Answer above is pulled from this awesome article by Dan Radigan.
Why we don’t use hours to estimate? (Story points vs. hours)
Traditional software teams give estimates in a time format: days, weeks, months. Many agile teams, however, have transitioned to story points. Story points are units of measure for expressing an estimate of the overall effort required to fully implement a product backlog item or any other piece of work. Teams assign story points relative to work complexity, the amount of work, and risk or uncertainty. Values are assigned to more effectively break down work into smaller pieces, so they can address uncertainty. Over time, this helps teams understand how much they can achieve in a period of time and builds consensus and commitment to the solution. It may sound counter-intuitive, but this abstraction is actually helpful because it pushes the team to make tougher decisions around the difficulty of work. Here are few reasons to use story points:
- Dates don’t account for the non-project related work that inevitably creeps into our days: emails, meetings, and interviews that a team member may be involved in.
- Dates have an emotional attachment to them. Relative estimation removes the emotional attachment.

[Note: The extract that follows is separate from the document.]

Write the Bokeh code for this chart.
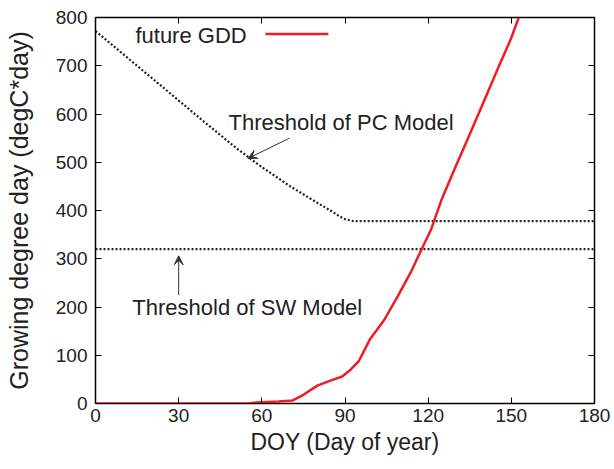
from bokeh.plotting import figure
from bokeh.models import LinearAxis, FixedTicker, Arrow, VeeHead
from bokeh.core.properties import value
from bokeh.embed import file_html
from bokeh.resources import INLINE

# --- data ---
gdd_doy = [0, 20, 40, 55, 58, 62, 66, 71, 75, 80, 85, 89, 92, 95, 99, 104, 109, 114, 117, 121, 125, 130, 135, 140, 145, 150, 153]
gdd_val = [0, 0, 0, 0, 2, 3, 4, 6, 18, 37, 48, 56, 70, 88, 133, 172, 222, 275, 312, 360, 425, 492, 558, 625, 692, 758, 805]

pc_doy = [0, 10, 20, 30, 40, 50, 55, 60, 70, 80, 85, 88, 90, 93, 180]
pc_val = [772, 724, 676, 628, 580, 533, 511, 490, 451, 416, 399, 388, 382, 378, 378]

sw_doy = [0, 180]
sw_val = [320, 320]

x_ticks = [0, 30, 60, 90, 120, 150, 180]
y_ticks = [0, 100, 200, 300, 400, 500, 600, 700, 800]

FONT = "Liberation Sans"
TXT = "#222222"

p = figure(width=614, height=469, x_range=(0, 180), y_range=(0, 800),
           output_backend="svg", toolbar_location=None,
           min_border_left=95, min_border_right=20, min_border_top=17, min_border_bottom=66)
p.grid.visible = False
p.outline_line_color = "black"
p.outline_line_width = 1.5

for ax in (p.xaxis[0], p.yaxis[0]):
    ax.major_tick_in = 6
    ax.major_tick_out = 0
    ax.minor_tick_in = 0
    ax.minor_tick_out = 0
    ax.axis_line_color = "black"
    ax.major_label_text_font = FONT
    ax.major_label_text_font_size = "19px"
    ax.major_label_text_color = TXT
    ax.axis_label_text_font = FONT
    ax.axis_label_text_font_style = "normal"
    ax.axis_label_text_color = TXT

p.xaxis.ticker = FixedTicker(ticks=x_ticks)
p.yaxis.ticker = FixedTicker(ticks=y_ticks)
p.xaxis.axis_label = "DOY (Day of year)"
p.yaxis.axis_label = "Growing degree day (degC*day)"
p.xaxis.axis_label_text_font_size = "23px"
p.yaxis.axis_label_text_font_size = "25px"
p.xaxis.major_label_standoff = 5
p.yaxis.major_label_standoff = 8
p.xaxis.axis_label_standoff = 4
p.yaxis.axis_label_standoff = 20

top = LinearAxis(ticker=FixedTicker(ticks=x_ticks), major_tick_in=6, major_tick_out=0,
                 minor_tick_in=0, minor_tick_out=0,
                 major_label_overrides={t: "" for t in x_ticks})
right = LinearAxis(ticker=FixedTicker(ticks=y_ticks), major_tick_in=6, major_tick_out=0,
                   minor_tick_in=0, minor_tick_out=0,
                   major_label_overrides={t: "" for t in y_ticks})
p.add_layout(top, "above")
p.add_layout(right, "right")

p.line(pc_doy, pc_val, line_color=TXT, line_width=2.2, line_dash="2 2")
p.line(sw_doy, sw_val, line_color=TXT, line_width=2.2, line_dash="2 2")
p.line(gdd_doy, gdd_val, line_color="#ee1c24", line_width=2.5)

# key (gnuplot style: label then sample line)
p.text(x=[14.4], y=[763], text=["future GDD"], text_font=value(FONT), text_font_size="22px",
       text_color=TXT, text_baseline="middle", text_align="left")
p.line([61.3, 84], [766, 766], line_color="#ee1c24", line_width=2.5)

p.text(x=[48], y=[582], text=["Threshold of PC Model"], text_font=value(FONT), text_font_size="22px",
       text_color=TXT, text_baseline="middle", text_align="left")
p.text(x=[13.3], y=[199], text=["Threshold of SW Model"], text_font=value(FONT), text_font_size="22px",
       text_color=TXT, text_baseline="middle", text_align="left")

p.add_layout(Arrow(end=VeeHead(size=9, line_color="#333333", fill_color="#333333", line_width=1),
                   x_start=70, y_start=550, x_end=55, y_end=508, line_color="#333333", line_width=1))
p.add_layout(Arrow(end=VeeHead(size=9, line_color="#333333", fill_color="#333333", line_width=1),
                   x_start=30, y_start=225, x_end=30, y_end=306, line_color="#333333", line_width=1))

open("out.html", "w").write(file_html(p, INLINE))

- Once you agree on the relative effort of each story point value, you can assign points quickly without much debate.
- Story points reward team members for solving problems based on difficulty, not time spent. This keeps team members focused on shipping value, not spending time.

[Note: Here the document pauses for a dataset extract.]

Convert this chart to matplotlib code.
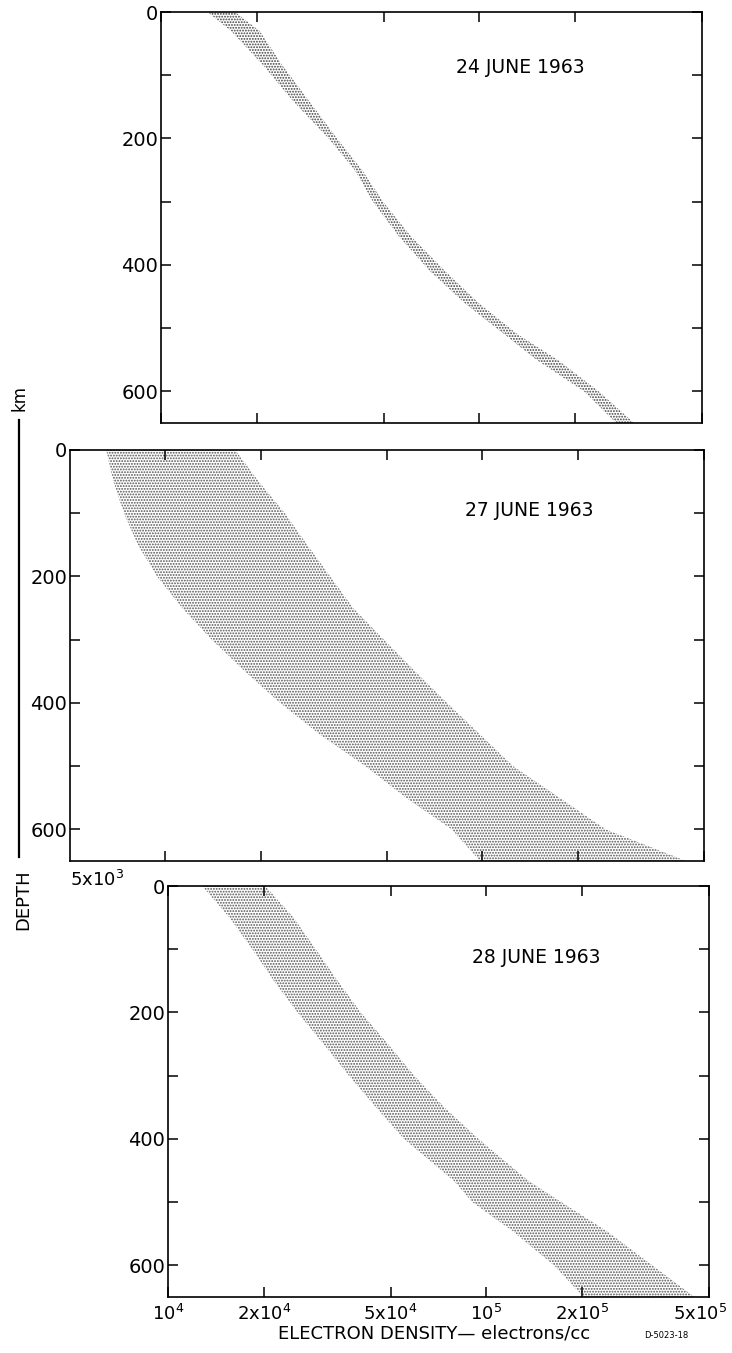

Unfortunately, story points are often misused. Story points go wrong when they’re used to judge people, assign detailed timelines and resources, and when they’re mistaken for a measure of productivity. Instead, teams should use story points to understand the size of the work and the prioritization of the work.

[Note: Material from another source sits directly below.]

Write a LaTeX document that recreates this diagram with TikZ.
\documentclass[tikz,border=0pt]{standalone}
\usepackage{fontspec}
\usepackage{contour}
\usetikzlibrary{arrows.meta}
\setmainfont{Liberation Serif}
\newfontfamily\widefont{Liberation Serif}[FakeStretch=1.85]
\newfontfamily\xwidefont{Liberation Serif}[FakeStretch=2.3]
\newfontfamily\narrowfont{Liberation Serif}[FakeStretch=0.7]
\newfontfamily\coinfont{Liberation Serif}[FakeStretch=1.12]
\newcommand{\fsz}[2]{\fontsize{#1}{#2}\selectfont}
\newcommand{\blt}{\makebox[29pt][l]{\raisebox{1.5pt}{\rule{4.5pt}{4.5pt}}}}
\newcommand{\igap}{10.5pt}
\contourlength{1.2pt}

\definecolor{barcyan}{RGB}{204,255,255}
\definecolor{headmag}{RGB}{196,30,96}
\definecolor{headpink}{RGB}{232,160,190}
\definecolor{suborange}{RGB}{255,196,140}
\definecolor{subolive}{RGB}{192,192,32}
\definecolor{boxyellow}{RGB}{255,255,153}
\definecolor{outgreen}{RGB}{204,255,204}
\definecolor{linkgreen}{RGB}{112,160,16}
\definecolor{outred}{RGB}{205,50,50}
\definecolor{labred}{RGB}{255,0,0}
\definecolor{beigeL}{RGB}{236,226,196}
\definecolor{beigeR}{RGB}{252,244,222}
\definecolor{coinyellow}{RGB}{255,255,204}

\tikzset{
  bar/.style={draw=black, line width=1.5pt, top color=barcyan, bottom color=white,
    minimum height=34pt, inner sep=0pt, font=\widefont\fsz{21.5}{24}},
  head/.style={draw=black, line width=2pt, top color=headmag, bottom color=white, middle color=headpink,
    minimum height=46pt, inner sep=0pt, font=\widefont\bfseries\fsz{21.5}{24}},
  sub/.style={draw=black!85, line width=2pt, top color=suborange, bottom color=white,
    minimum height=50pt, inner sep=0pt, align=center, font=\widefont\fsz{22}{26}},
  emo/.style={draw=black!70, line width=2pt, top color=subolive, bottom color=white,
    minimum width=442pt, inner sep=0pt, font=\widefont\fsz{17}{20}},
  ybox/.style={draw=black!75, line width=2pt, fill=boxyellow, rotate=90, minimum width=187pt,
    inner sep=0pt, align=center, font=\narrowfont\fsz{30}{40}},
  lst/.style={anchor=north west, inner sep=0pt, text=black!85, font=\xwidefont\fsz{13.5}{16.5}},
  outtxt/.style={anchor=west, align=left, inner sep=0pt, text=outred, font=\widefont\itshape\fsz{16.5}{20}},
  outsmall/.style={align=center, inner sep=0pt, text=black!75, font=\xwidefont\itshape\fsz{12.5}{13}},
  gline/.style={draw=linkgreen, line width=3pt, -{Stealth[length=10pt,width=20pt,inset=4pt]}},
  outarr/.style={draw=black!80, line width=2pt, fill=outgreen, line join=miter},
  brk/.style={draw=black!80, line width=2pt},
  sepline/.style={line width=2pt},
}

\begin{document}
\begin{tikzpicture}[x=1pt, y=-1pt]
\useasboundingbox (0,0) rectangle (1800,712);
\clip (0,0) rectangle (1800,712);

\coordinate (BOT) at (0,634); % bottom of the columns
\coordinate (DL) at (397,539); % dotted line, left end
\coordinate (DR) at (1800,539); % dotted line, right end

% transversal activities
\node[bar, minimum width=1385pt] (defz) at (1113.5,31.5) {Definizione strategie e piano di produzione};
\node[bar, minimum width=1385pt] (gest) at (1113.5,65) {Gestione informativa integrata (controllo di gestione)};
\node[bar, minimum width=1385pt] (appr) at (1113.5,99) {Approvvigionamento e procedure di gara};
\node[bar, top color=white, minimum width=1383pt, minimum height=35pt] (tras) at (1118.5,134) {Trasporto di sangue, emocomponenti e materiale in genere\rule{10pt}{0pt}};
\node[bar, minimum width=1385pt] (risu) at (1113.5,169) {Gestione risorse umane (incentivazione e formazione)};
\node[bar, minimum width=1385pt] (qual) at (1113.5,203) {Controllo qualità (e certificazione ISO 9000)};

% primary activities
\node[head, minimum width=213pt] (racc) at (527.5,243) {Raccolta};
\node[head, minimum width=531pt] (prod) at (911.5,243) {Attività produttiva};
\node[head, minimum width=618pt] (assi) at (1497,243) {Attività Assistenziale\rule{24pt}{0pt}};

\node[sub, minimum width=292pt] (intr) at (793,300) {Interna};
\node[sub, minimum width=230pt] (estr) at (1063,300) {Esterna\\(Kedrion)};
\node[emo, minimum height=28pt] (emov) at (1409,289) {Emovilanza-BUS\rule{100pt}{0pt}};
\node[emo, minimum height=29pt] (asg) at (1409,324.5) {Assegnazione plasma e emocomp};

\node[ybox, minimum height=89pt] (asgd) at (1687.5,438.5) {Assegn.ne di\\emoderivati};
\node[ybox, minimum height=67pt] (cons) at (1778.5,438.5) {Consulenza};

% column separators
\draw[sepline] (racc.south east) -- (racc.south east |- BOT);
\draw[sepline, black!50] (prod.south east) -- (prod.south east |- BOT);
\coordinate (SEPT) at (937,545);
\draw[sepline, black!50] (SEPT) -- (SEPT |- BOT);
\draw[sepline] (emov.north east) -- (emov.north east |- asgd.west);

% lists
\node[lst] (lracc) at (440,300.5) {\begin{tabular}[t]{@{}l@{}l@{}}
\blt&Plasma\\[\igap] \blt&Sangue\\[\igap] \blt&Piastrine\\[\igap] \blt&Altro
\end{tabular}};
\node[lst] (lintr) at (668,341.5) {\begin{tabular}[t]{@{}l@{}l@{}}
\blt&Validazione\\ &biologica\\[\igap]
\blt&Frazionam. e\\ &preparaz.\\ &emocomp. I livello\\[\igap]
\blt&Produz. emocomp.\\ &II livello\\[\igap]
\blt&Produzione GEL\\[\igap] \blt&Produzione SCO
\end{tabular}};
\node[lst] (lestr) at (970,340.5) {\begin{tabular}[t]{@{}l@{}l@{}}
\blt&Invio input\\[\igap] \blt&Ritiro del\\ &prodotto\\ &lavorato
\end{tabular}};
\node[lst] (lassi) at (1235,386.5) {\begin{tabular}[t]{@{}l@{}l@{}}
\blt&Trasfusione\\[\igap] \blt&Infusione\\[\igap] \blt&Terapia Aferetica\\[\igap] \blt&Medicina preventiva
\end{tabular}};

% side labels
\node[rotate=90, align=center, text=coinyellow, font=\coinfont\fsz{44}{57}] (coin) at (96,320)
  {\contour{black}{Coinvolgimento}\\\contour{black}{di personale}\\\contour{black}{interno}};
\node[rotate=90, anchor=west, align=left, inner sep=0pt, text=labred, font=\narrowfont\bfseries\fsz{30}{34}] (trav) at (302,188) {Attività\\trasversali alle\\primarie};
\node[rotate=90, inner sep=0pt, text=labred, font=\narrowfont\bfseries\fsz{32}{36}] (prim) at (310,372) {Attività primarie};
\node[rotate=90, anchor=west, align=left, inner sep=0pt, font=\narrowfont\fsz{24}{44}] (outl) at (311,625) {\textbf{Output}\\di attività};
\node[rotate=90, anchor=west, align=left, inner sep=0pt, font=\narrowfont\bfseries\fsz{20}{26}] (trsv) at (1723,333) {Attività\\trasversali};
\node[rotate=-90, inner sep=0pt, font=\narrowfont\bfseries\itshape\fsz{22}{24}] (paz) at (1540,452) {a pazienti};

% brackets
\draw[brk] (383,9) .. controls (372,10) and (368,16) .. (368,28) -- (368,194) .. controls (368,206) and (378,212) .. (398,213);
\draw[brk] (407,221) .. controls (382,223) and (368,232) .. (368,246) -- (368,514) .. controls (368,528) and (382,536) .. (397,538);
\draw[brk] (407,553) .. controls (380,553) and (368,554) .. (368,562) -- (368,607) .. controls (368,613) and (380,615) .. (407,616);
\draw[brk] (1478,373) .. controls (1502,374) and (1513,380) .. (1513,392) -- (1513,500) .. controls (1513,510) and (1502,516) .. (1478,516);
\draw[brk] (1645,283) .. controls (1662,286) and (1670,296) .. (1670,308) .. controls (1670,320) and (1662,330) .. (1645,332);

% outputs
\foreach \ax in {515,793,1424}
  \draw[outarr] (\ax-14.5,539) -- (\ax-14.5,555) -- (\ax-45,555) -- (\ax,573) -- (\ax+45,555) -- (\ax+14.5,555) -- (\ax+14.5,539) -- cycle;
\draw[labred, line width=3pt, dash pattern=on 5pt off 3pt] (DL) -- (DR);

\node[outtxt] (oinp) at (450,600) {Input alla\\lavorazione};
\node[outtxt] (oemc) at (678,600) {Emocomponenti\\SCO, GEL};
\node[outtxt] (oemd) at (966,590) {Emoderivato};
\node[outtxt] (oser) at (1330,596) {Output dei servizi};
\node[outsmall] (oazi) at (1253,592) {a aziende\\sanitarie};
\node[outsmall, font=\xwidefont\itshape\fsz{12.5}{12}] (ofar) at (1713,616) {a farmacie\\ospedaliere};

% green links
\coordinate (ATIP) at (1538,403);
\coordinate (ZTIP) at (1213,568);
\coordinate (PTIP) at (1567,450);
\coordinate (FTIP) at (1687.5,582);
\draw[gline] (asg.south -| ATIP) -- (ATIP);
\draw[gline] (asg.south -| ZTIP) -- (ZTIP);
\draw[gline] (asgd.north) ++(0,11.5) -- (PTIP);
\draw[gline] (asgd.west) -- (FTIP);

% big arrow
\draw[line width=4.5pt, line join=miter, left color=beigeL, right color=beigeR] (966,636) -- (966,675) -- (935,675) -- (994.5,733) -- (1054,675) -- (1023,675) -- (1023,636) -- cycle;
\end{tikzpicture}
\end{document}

Answer above is pulled from this awesome article by Dan Radigan.
How to estimate story point for a very first user story of a new project?
You can choose one sample user story as a base story for your estimation. For example, as a developer, you give an estimation of 3 points for developing a login form including two simple input fields email and password. Then later on, when you have to estimate a ticket that requires you to build a shipping address form with multiple input fields (full name, phone number, address, city, …), you can feel that this ticket is more complicated than the login form, so it needs to be more than 3 points (5, 8, ...) depending on the requirement.
Which role should be involved in an estimation session?
Involving everyone (developers, designers, testers, deployers... everyone) on the team is key. Each team member brings a different perspective on the product and the work required to deliver a user story. For example, if product management wants to do something that seems simple, like support a new web browser, development and QA need to weigh in because their experience has taught them what dragons may be lurking beneath the surface.
Likewise, design changes require not only the design team's input, but that of development and QA as well. Leaving part of the broader product team out of the estimation process creates lower quality estimates, lowers morale because key contributors don't feel included, and compromises the quality of the software.
Answer above is pulled from this awesome article by Dan Radigan.
What is the team’s velocity (threshold)?
For instance, at the first sprint, the total story points that your team estimated for all user stories is 50 points. When the first sprint is finished, every team member feels that the workload for that first sprint is enough for them, then we can use the number 50 as a threshold (or upper limit) for future sprint’s estimation. When the total workload is estimated above your team threshold (or 50-point threshold), that's a signal to break or defer some user stories into other sprints.